SUPPLIED INFORMATION =
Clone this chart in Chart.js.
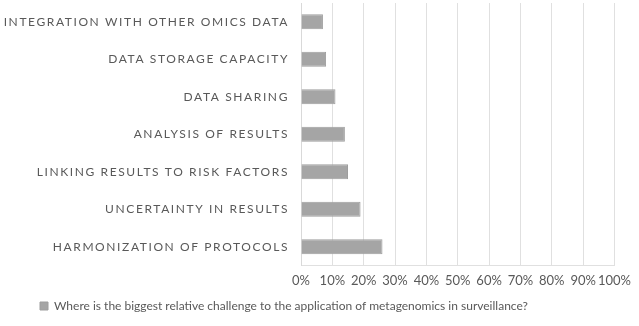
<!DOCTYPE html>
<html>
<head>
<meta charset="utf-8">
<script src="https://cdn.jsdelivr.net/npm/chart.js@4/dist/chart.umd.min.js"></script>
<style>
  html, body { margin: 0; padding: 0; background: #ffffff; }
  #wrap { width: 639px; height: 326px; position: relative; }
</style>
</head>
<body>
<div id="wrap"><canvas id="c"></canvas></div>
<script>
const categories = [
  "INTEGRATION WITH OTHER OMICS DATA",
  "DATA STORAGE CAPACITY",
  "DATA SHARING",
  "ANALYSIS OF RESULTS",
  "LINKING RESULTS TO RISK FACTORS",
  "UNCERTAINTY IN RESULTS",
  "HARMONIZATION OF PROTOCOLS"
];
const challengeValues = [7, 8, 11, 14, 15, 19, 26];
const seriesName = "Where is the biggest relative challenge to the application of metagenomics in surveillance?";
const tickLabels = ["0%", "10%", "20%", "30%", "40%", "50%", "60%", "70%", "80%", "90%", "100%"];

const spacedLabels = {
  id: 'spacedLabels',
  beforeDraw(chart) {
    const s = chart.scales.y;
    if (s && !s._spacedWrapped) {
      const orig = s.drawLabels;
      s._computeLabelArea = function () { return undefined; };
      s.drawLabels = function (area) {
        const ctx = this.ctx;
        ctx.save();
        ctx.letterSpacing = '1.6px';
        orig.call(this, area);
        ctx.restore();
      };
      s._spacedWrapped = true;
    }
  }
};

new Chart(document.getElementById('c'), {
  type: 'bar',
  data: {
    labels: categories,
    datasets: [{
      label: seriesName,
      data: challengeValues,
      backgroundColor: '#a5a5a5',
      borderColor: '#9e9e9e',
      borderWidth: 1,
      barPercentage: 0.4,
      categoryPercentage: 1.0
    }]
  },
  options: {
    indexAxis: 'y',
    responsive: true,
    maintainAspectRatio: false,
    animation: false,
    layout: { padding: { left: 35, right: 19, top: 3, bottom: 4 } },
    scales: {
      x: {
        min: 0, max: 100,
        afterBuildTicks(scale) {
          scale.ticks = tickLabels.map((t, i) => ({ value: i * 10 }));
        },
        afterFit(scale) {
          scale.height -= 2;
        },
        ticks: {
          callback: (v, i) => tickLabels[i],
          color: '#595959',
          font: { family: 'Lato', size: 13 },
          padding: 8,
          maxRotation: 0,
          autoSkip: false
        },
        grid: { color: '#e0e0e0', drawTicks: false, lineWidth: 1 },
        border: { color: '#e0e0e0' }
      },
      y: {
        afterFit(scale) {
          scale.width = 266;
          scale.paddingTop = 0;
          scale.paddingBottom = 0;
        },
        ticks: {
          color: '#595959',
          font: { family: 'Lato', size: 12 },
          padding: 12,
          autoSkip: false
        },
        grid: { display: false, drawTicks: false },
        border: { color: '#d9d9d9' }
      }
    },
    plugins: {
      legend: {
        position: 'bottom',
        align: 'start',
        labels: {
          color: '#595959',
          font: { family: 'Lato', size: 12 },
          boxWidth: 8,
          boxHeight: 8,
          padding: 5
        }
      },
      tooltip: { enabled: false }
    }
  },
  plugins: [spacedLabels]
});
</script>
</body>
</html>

WRITTEN REQUEST =
Leave out the pictures and give the listing above again exactly.

RESPONSE BELOW =
Clone this chart in Chart.js.
<!DOCTYPE html>
<html>
<head>
<meta charset="utf-8">
<script src="https://cdn.jsdelivr.net/npm/chart.js@4/dist/chart.umd.min.js"></script>
<style>
  html, body { margin: 0; padding: 0; background: #ffffff; }
  #wrap { width: 639px; height: 326px; position: relative; }
</style>
</head>
<body>
<div id="wrap"><canvas id="c"></canvas></div>
<script>
const categories = [
  "INTEGRATION WITH OTHER OMICS DATA",
  "DATA STORAGE CAPACITY",
  "DATA SHARING",
  "ANALYSIS OF RESULTS",
  "LINKING RESULTS TO RISK FACTORS",
  "UNCERTAINTY IN RESULTS",
  "HARMONIZATION OF PROTOCOLS"
];
const challengeValues = [7, 8, 11, 14, 15, 19, 26];
const seriesName = "Where is the biggest relative challenge to the application of metagenomics in surveillance?";
const tickLabels = ["0%", "10%", "20%", "30%", "40%", "50%", "60%", "70%", "80%", "90%", "100%"];

const spacedLabels = {
  id: 'spacedLabels',
  beforeDraw(chart) {
    const s = chart.scales.y;
    if (s && !s._spacedWrapped) {
      const orig = s.drawLabels;
      s._computeLabelArea = function () { return undefined; };
      s.drawLabels = function (area) {
        const ctx = this.ctx;
        ctx.save();
        ctx.letterSpacing = '1.6px';
        orig.call(this, area);
        ctx.restore();
      };
      s._spacedWrapped = true;
    }
  }
};

new Chart(document.getElementById('c'), {
  type: 'bar',
  data: {
    labels: categories,
    datasets: [{
      label: seriesName,
      data: challengeValues,
      backgroundColor: '#a5a5a5',
      borderColor: '#9e9e9e',
      borderWidth: 1,
      barPercentage: 0.4,
      categoryPercentage: 1.0
    }]
  },
  options: {
    indexAxis: 'y',
    responsive: true,
    maintainAspectRatio: false,
    animation: false,
    layout: { padding: { left: 35, right: 19, top: 3, bottom: 4 } },
    scales: {
      x: {
        min: 0, max: 100,
        afterBuildTicks(scale) {
          scale.ticks = tickLabels.map((t, i) => ({ value: i * 10 }));
        },
        afterFit(scale) {
          scale.height -= 2;
        },
        ticks: {
          callback: (v, i) => tickLabels[i],
          color: '#595959',
          font: { family: 'Lato', size: 13 },
          padding: 8,
          maxRotation: 0,
          autoSkip: false
        },
        grid: { color: '#e0e0e0', drawTicks: false, lineWidth: 1 },
        border: { color: '#e0e0e0' }
      },
      y: {
        afterFit(scale) {
          scale.width = 266;
          scale.paddingTop = 0;
          scale.paddingBottom = 0;
        },
        ticks: {
          color: '#595959',
          font: { family: 'Lato', size: 12 },
          padding: 12,
          autoSkip: false
        },
        grid: { display: false, drawTicks: false },
        border: { color: '#d9d9d9' }
      }
    },
    plugins: {
      legend: {
        position: 'bottom',
        align: 'start',
        labels: {
          color: '#595959',
          font: { family: 'Lato', size: 12 },
          boxWidth: 8,
          boxHeight: 8,
          padding: 5
        }
      },
      tooltip: { enabled: false }
    }
  },
  plugins: [spacedLabels]
});
</script>
</body>
</html>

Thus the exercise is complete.